Linear Regression in the Real World

In the real world, Linear Regression for predictive modeling doesn't end once you've fit the model. Models are often fit and used to predict user behavior, used to quantify business metrics, or sometimes used to identify cats faces for internet points. In that pursuit, it isn't really interesting to fit a model and assess its performance on data that has already been observed. The real interest lies in how it predicts future observations!

Often times then, we may be susceptible to creating a model that is perfected for our observed data, but that does not generalize well to new data. In order to assess how we perform to new data, we can score the model on both the old and new data, and compare the models performance with the hope that the it generalizes well to the new data. After lunch we'll introduce some techniques and other methods to better our chances of performing well on new data.

Before we break for lunch though, let's take a look at a simulated dataset to see what we mean...

Situation

Imagine that last year a talent management company managed 400 celebrities and tracked how popular they were within the public eye, as well various predictors for that metric. The company is now interested in managing a few new celebrities, but wants to sign those stars that are above a certain 'popularity' threshold to maintain their image.

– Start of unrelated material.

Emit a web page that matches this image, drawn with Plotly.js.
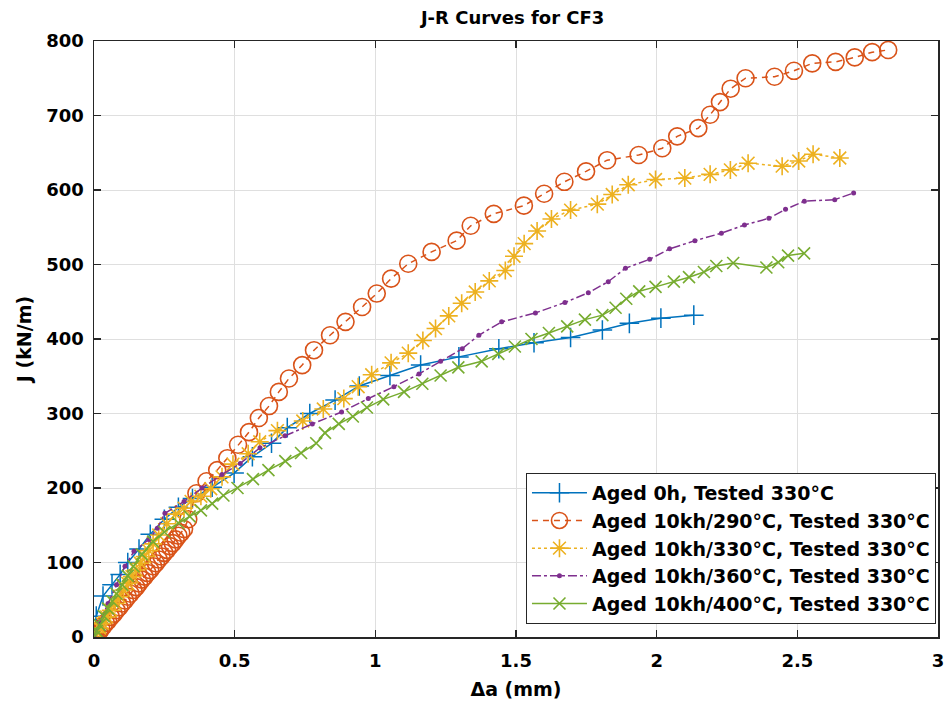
<!DOCTYPE html>
<html>
<head>
<meta charset="utf-8">
<script src="https://cdn.plot.ly/plotly-3.0.1.min.js"></script>
<style>html,body{margin:0;padding:0;background:#fff;}#chart{width:952px;height:713px;}</style>
</head>
<body>
<div id="chart"></div>
<script>
// Series names
const seriesNames = [
  "Aged 0h, Tested 330°C",
  "Aged 10kh/290°C, Tested 330°C",
  "Aged 10kh/330°C, Tested 330°C",
  "Aged 10kh/360°C, Tested 330°C",
  "Aged 10kh/400°C, Tested 330°C"
];

// Aged 0h
const aged0_x = [0, 0.008, 0.032, 0.064, 0.093, 0.12, 0.16, 0.2, 0.25, 0.3, 0.35, 0.42, 0.498, 0.563, 0.631, 0.687, 0.767, 0.857, 0.943, 1.052, 1.161, 1.297, 1.439, 1.564, 1.694, 1.807, 1.903, 2.015, 2.132];
const aged0_y = [0, 28, 55, 70, 84, 100, 118, 138, 158, 174, 186, 201, 220, 242, 260, 281, 300, 318, 337, 351, 365, 376, 387, 395, 402, 412, 421, 428, 432];

// Aged 10kh/290
const a290_x = [0, 0.005, 0.01, 0.018, 0.026, 0.034, 0.042, 0.05, 0.06, 0.07, 0.08, 0.09, 0.1, 0.11, 0.12, 0.13, 0.14, 0.15, 0.16, 0.17, 0.18, 0.19, 0.2, 0.21, 0.22, 0.23, 0.24, 0.25, 0.26, 0.27, 0.28, 0.29, 0.3, 0.31, 0.32, 0.335, 0.364, 0.4, 0.438, 0.474, 0.512, 0.551, 0.586, 0.622, 0.657, 0.693, 0.74, 0.782, 0.839, 0.894, 0.953, 1.005, 1.056, 1.117, 1.2, 1.289, 1.339, 1.421, 1.528, 1.6, 1.672, 1.749, 1.824, 1.936, 2.02, 2.073, 2.148, 2.19, 2.225, 2.263, 2.316, 2.419, 2.488, 2.553, 2.636, 2.704, 2.766, 2.823];
const a290_y = [0, 2, 4, 7, 11, 15, 19, 22, 27, 31, 36, 40, 45, 49, 54, 58, 63, 67, 72, 77, 81, 86, 90, 95, 99, 104, 108, 113, 117, 122, 126, 131, 136, 140, 145, 158, 193, 209, 224, 240, 258, 275, 294, 310, 329, 347, 365, 385, 405, 423, 443, 461, 481, 501, 517, 532, 552, 568, 579, 595, 611, 625, 640, 647, 656, 672, 683, 701, 718, 736, 750, 752, 760, 770, 772, 778, 785, 788];

// Aged 10kh/330
const a330_x = [0, 0.01, 0.02, 0.03, 0.045, 0.06, 0.075, 0.09, 0.105, 0.12, 0.135, 0.15, 0.165, 0.18, 0.195, 0.21, 0.23, 0.259, 0.29, 0.32, 0.345, 0.38, 0.415, 0.455, 0.494, 0.548, 0.589, 0.652, 0.742, 0.815, 0.888, 0.939, 0.987, 1.056, 1.117, 1.169, 1.214, 1.261, 1.307, 1.355, 1.405, 1.462, 1.493, 1.529, 1.575, 1.626, 1.694, 1.789, 1.842, 1.899, 1.996, 2.1, 2.19, 2.262, 2.325, 2.446, 2.505, 2.556, 2.651];
const a330_y = [0, 6, 12, 18, 27, 36, 45, 54, 63, 72, 81, 90, 99, 108, 116, 125, 137, 152, 165, 173, 182, 189, 199, 215, 232, 246, 262, 277, 290, 306, 320, 336, 352, 368, 381, 398, 414, 431, 448, 463, 478, 492, 511, 528, 545, 561, 573, 581, 594, 607, 614, 616, 621, 627, 636, 632, 639, 648, 643];

// Aged 10kh/360
const a360_x = [0, 0.02, 0.05, 0.08, 0.11, 0.142, 0.195, 0.225, 0.252, 0.32, 0.384, 0.455, 0.52, 0.59, 0.679, 0.776, 0.88, 0.975, 1.066, 1.155, 1.232, 1.309, 1.368, 1.449, 1.569, 1.674, 1.757, 1.828, 1.889, 1.975, 2.046, 2.136, 2.23, 2.312, 2.399, 2.458, 2.525, 2.633, 2.70];
const a360_y = [0, 20, 45, 70, 95, 115, 131, 146, 166, 182, 200, 218, 233, 254, 270, 286, 302, 320, 336, 353, 370, 387, 405, 423, 435, 449, 462, 477, 495, 507, 521, 532, 542, 553, 562, 574, 585, 587, 596];

// Aged 10kh/400
const a400_x = [0, 0.01, 0.02, 0.035, 0.05, 0.065, 0.08, 0.1, 0.12, 0.14, 0.17, 0.21, 0.25, 0.3, 0.34, 0.38, 0.42, 0.46, 0.51, 0.565, 0.62, 0.68, 0.736, 0.79, 0.821, 0.87, 0.92, 0.97, 1.028, 1.102, 1.167, 1.232, 1.295, 1.378, 1.437, 1.496, 1.555, 1.617, 1.682, 1.745, 1.807, 1.854, 1.892, 1.938, 1.996, 2.061, 2.115, 2.168, 2.212, 2.272, 2.39, 2.432, 2.467, 2.524];
const a400_y = [0, 8, 16, 28, 38, 48, 58, 70, 82, 95, 111, 128, 141, 153, 162, 170, 179, 190, 200, 212, 224, 236, 247, 260, 274, 286, 296, 308, 319, 329, 340, 351, 362, 370, 380, 390, 400, 408, 417, 426, 432, 442, 454, 464, 470, 477, 483, 490, 498, 502, 496, 503, 512, 515];

const xTicks = [0, 0.5, 1, 1.5, 2, 2.5, 3];
const xTickText = ["0", "0.5", "1", "1.5", "2", "2.5", "3"];
const yTicks = [0, 100, 200, 300, 400, 500, 600, 700, 800];

const traces = [
  {x: aged0_x, y: aged0_y, name: seriesNames[0], legendgroup: 'g0', mode: 'lines+markers',
   line: {color: '#0072BD', width: 1.5, dash: 'solid'},
   marker: {symbol: 'cross-thin-open', size: 14, color: '#0072BD', line: {color: '#0072BD', width: 1.5}}},
  {x: a290_x, y: a290_y, name: seriesNames[1], legendgroup: 'g1', mode: 'lines+markers',
   line: {color: '#D95319', width: 1.5, dash: '6px,5px'},
   marker: {symbol: 'circle-open', size: 17, color: '#D95319', line: {color: '#D95319', width: 1.6}}},
  {x: a330_x, y: a330_y, name: seriesNames[2], legendgroup: 'g2', mode: 'lines+markers',
   line: {color: '#EDB120', width: 1.5, dash: 'dot'},
   marker: {symbol: 'asterisk-open', size: 15, color: '#EDB120', line: {color: '#EDB120', width: 1.6}}},
  {x: a360_x, y: a360_y, name: seriesNames[3], legendgroup: 'g3', mode: 'lines+markers',
   line: {color: '#7E2F8E', width: 1.5, dash: 'dashdot'},
   marker: {symbol: 'circle', size: 5, color: '#7E2F8E'}},
  {x: a400_x, y: a400_y, name: seriesNames[4], legendgroup: 'g4', mode: 'lines+markers',
   line: {color: '#77AC30', width: 1.5, dash: 'solid'},
   marker: {symbol: 'x-thin-open', size: 12, color: '#77AC30', line: {color: '#77AC30', width: 1.6}}}
];

const fontFam = 'DejaVu Sans, Verdana, sans-serif';
const layout = {
  width: 952, height: 713,
  margin: {l: 94, r: 14, t: 41, b: 76, pad: 0},
  paper_bgcolor: '#ffffff', plot_bgcolor: '#ffffff',
  font: {family: fontFam, size: 18, color: '#000'},
  title: {text: '<b>J-R Curves for CF3</b>', font: {family: fontFam, size: 18, color: '#000'},
          x: 0.5385, xanchor: 'center', y: 0.975, yanchor: 'middle'},
  xaxis: {
    range: [0, 3], tickvals: xTicks, ticktext: xTickText, ticks: 'inside', ticklen: 7,
    tickcolor: '#262626', tickwidth: 1.3, showgrid: true, gridcolor: '#dfdfdf', gridwidth: 1,
    zeroline: false, showline: true, linecolor: '#262626', linewidth: 1.5, mirror: 'ticks',
    ticklabelstandoff: 7,
    tickfont: {family: fontFam, size: 18, color: '#000', weight: 'bold'},
    title: {text: '<b>Δa (mm)</b>', font: {family: fontFam, size: 19, color: '#000'}, standoff: 12}
  },
  yaxis: {
    range: [0, 800], tickvals: yTicks, ticks: 'inside', ticklen: 7,
    tickcolor: '#262626', tickwidth: 1.3, showgrid: true, gridcolor: '#dfdfdf', gridwidth: 1,
    zeroline: false, showline: true, linecolor: '#262626', linewidth: 1.5, mirror: 'ticks',
    ticklabelstandoff: 5,
    tickfont: {family: fontFam, size: 18, color: '#000', weight: 'bold'},
    title: {text: '<b>J (kN/m)</b>', font: {family: fontFam, size: 19, color: '#000'}, standoff: 9}
  },
  legend: {
    x: 0.9976, xanchor: 'right', y: 0.022, yanchor: 'bottom',
    bgcolor: '#ffffff', bordercolor: '#262626', borderwidth: 1,
    font: {family: fontFam, size: 19, color: '#000', weight: 'bold'},
    itemwidth: 55, tracegroupgap: 0
  },
  showlegend: true
};

Plotly.newPlot('chart', traces, layout, {staticPlot: true, displayModeBar: false});
</script>
</body>
</html>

Our job is to predict how popular each new celebrity will be over the course of the coming year so that we make that best decision about who to manage. For this analysis we'll use a function l2_error to compare our errors on a training set, and on a test set of celebrity data.

The variable celeb_data_old represents things we know about the previous batch of celebrities. Each row represents one celeb. Each column represents some tangible measure about them -- their age at the time, number of Twitter followers, voice squeakiness, etc. The specifics of what each column represents aren't important.

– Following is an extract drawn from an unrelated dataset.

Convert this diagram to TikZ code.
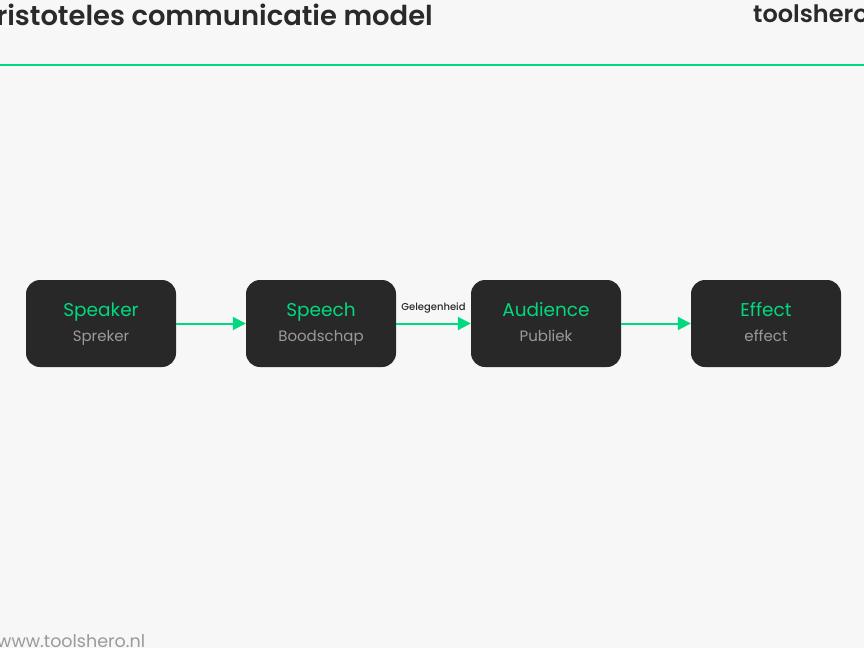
\documentclass[tikz,border=0pt]{standalone}
\usepackage{fontspec}
\setmainfont{Poppins}
\newfontfamily\headfont{Poppins SemiBold}
\newfontfamily\midfont{Poppins Medium}
\usetikzlibrary{arrows.meta}
\definecolor{bg}{HTML}{F7F7F7}
\definecolor{boxc}{HTML}{282828}
\definecolor{grn}{HTML}{00D97E}
\definecolor{sub}{HTML}{9A9A9A}
\definecolor{ink}{HTML}{2A2A2A}
\tikzset{
  stage/.style={draw=none, fill=boxc, rounded corners=14pt, minimum width=150pt, minimum height=87pt, inner sep=0pt},
  flow/.style={draw=grn, line width=2pt, -{Triangle[length=13pt,width=13pt]}},
  main/.style={text=grn, font=\fontsize{18.5}{22}\selectfont, anchor=center},
  subt/.style={text=sub, font=\fontsize{15}{18}\selectfont, anchor=center}
}
\begin{document}
\begin{tikzpicture}[x=1pt,y=-1pt]
\fill[bg] (0,0) rectangle (864,648);
\useasboundingbox (0,0) rectangle (864,648);
\clip (0,0) rectangle (864,648);
% header
\node[anchor=base east, inner sep=0pt, text=ink, font=\headfont\fontsize{27.4}{30}\selectfont] (title) at (433,25) {Aristoteles communicatie model};
\node[anchor=base west, inner sep=0pt, text=ink, font=\headfont\fontsize{24}{28}\selectfont] (brand) at (753,22) {toolshero};
\coordinate (hl) at (0,65);
\coordinate (hr) at (864,65);
\draw[grn, line width=2pt] (hl) -- (hr);
% boxes
\node[stage] (sp) at (101,323.5) {};
\node[stage] (sc) at (321,323.5) {};
\node[stage] (au) at (546,323.5) {};
\node[stage] (ef) at (766,323.5) {};
\foreach \n/\a/\b in {sp/Speaker/Spreker, sc/Speech/Boodschap, au/Audience/Publiek, ef/Effect/effect}{
  \node[main, anchor=base] (\n-t) at ([yshift=7pt]\n.center) {\a};
  \node[subt, anchor=base] (\n-s) at ([yshift=-18pt]\n.center) {\b};
}
\draw[flow] (sp) -- (sc);
\draw[flow] (sc) -- node[above=9pt, text=ink, font=\midfont\fontsize{10}{12}\selectfont, inner sep=0pt] (gl) {Gelegenheid} (au);
\draw[flow] (au) -- (ef);
% footer
\node[anchor=base west, inner sep=0pt, text=sub, font=\fontsize{17.5}{20}\selectfont] (foot) at (-3,647) {www.toolshero.nl};
\end{tikzpicture}
\end{document}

Similarly, popularity_score_old is a previous measure of the celebrities popularity.

Finally, celeb_data_new represents the same information that we had from celeb_data_old but for the new batch of internet wonders that we're considering.

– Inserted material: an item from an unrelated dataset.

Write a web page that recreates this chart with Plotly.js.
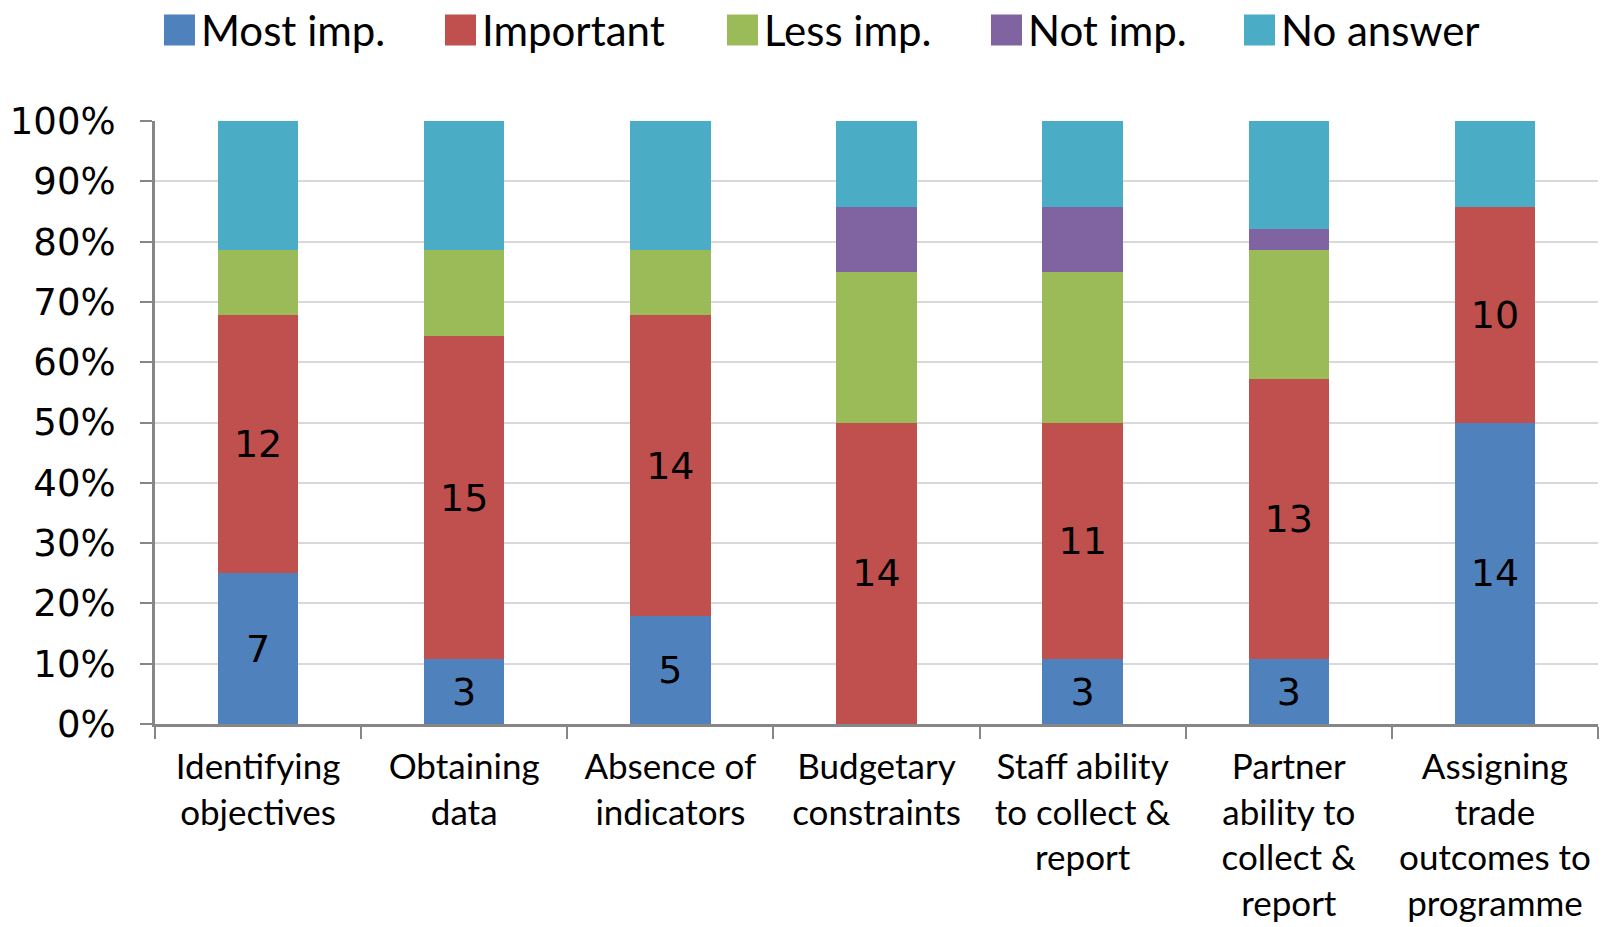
<!DOCTYPE html>
<html>
<head>
<meta charset="utf-8">
<script src="https://cdn.plot.ly/plotly-3.0.1.min.js"></script>
<style>html,body{margin:0;padding:0;background:#fff}#chart{width:1606px;height:927px}</style>
</head>
<body>
<div id="chart"></div>
<script>
const categories = [
  "Identifying<br>objectives",
  "Obtaining<br>data",
  "Absence of<br>indicators",
  "Budgetary<br>constraints",
  "Staff ability<br>to collect &amp;<br>report",
  "Partner<br>ability to<br>collect &amp;<br>report",
  "Assigning<br>trade<br>outcomes to<br>programme"
];
const seriesNames = ["Most imp.", "Important", "Less imp.", "Not imp.", "No answer"];
const mostImp   = [7, 3, 5, 0, 3, 3, 14];
const important = [12, 15, 14, 14, 11, 13, 10];
const lessImp   = [3, 4, 3, 7, 7, 6, 0];
const notImp    = [0, 0, 0, 3, 3, 1, 0];
const noAnswer  = [6, 6, 6, 4, 4, 5, 4];
const colors = ["#4F81BD", "#C0504D", "#9BBB59", "#8064A2", "#4BACC6"];
const labelled = [true, true, false, false, false];

const seriesValues = [mostImp, important, lessImp, notImp, noAnswer];

const W = 1606, H = 927;
const M = {l: 155, r: 8, t: 121, b: 203};
const pw = W - M.l - M.r, ph = H - M.t - M.b;

const traces = seriesValues.map((vals, i) => ({
  type: "bar",
  name: seriesNames[i],
  x: categories,
  y: vals,
  marker: {color: colors[i], line: {width: 0}},
  text: labelled[i] ? vals.map(v => v > 0 ? String(v) : "") : vals.map(() => ""),
  textposition: "inside",
  insidetextanchor: "middle",
  textangle: 0,
  constraintext: "none",
  textfont: {family: "DejaVu Sans", size: 38, color: "#000"},
  hoverinfo: "skip",
  showlegend: false
}));

// custom legend (large square swatches)
const legendX = [164, 445, 727, 991, 1244];
const swatch = 31;
const legendCy = 30;
const shapes = [];
const annotations = [];
seriesNames.forEach((n, i) => {
  const x0 = legendX[i];
  shapes.push({
    type: "rect", xref: "paper", yref: "paper",
    x0: (x0 - M.l) / pw, x1: (x0 + swatch - M.l) / pw,
    y0: (H - M.b - (legendCy + swatch / 2)) / ph, y1: (H - M.b - (legendCy - swatch / 2)) / ph,
    fillcolor: colors[i], line: {width: 0}
  });
  annotations.push({
    xref: "paper", yref: "paper",
    x: (x0 + swatch + 4 - M.l) / pw, y: (H - M.b - legendCy) / ph,
    xanchor: "left", yanchor: "middle",
    text: n, showarrow: false,
    font: {family: "Lato", size: 42, color: "#000"}
  });
});

const layout = {
  width: W, height: H,
  margin: M,
  paper_bgcolor: "#fff", plot_bgcolor: "#fff",
  barmode: "stack",
  barnorm: "percent",
  bargap: 0.61,
  showlegend: false,
  xaxis: {
    type: "category",
    showline: true, linecolor: "#868686", linewidth: 3,
    ticks: "outside", tickson: "boundaries", ticklen: 12, tickwidth: 2, tickcolor: "#868686",
    tickfont: {family: "Lato", size: 35, color: "#000"},
    showgrid: false, zeroline: false,
    tickangle: 0,
    ticklabelstandoff: 10
  },
  yaxis: {
    range: [0, 100],
    dtick: 10, tick0: 0,
    ticksuffix: "%",
    showline: true, linecolor: "#868686", linewidth: 3,
    ticks: "outside", ticklen: 12, tickwidth: 2, tickcolor: "#868686",
    tickfont: {family: "DejaVu Sans", size: 37, color: "#000"},
    showgrid: true, gridcolor: "#D9D9D9", gridwidth: 2,
    zeroline: false,
    ticklabelstandoff: 17
  },
  shapes: shapes,
  annotations: annotations
};

Plotly.newPlot("chart", traces, layout, {staticPlot: true, displayModeBar: false});
</script>
</body>
</html>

How can we predict how popular the NEW batch of celebrities will be ahead of time so that we can decide who to sign? And are these estimates stable from year to year?



In [25]:

    
with np.load('data/mystery_data_old.npz') as data:
    celeb_data_old = data['celeb_data_old']
    popularity_old = data['popularity_old']
    celeb_data_new = data['celeb_data_new']

lmr3 = linear_model.LinearRegression()
lmr3.fit(celeb_data_old, popularity_old)
predicted_popularity_old = lmr3.predict(celeb_data_old)
predicted_popularity_new = lmr3.predict(celeb_data_new)

def l2_error(y_true, y_pred):
    """
    calculate the sum of squared errors (i.e. "L2 error") 
    given a vector of true ys and a vector of predicted ys
    """
    diff = (y_true-y_pred)
    return np.sqrt(np.dot(diff, diff))

print "Predicted L2 Error:", l2_error(popularity_old, predicted_popularity_old)









    



Predicted L2 Error: 18.1262825607

Checking How We Did

At the end of the year, we tally up the popularity numbers for each celeb and check how well we did on our predictions.



In [26]:

    
with np.load('data/mystery_data_new.npz') as data:
    popularity_new = data['popularity_new']

print "Predicted L2 Error:", l2_error(popularity_new, predicted_popularity_new)









    



Predicted L2 Error: 24.173135433

Something's not right... our model seems to be performing worse on this data! Our model performed so well on last year's data, why didn't it work on the data from this year?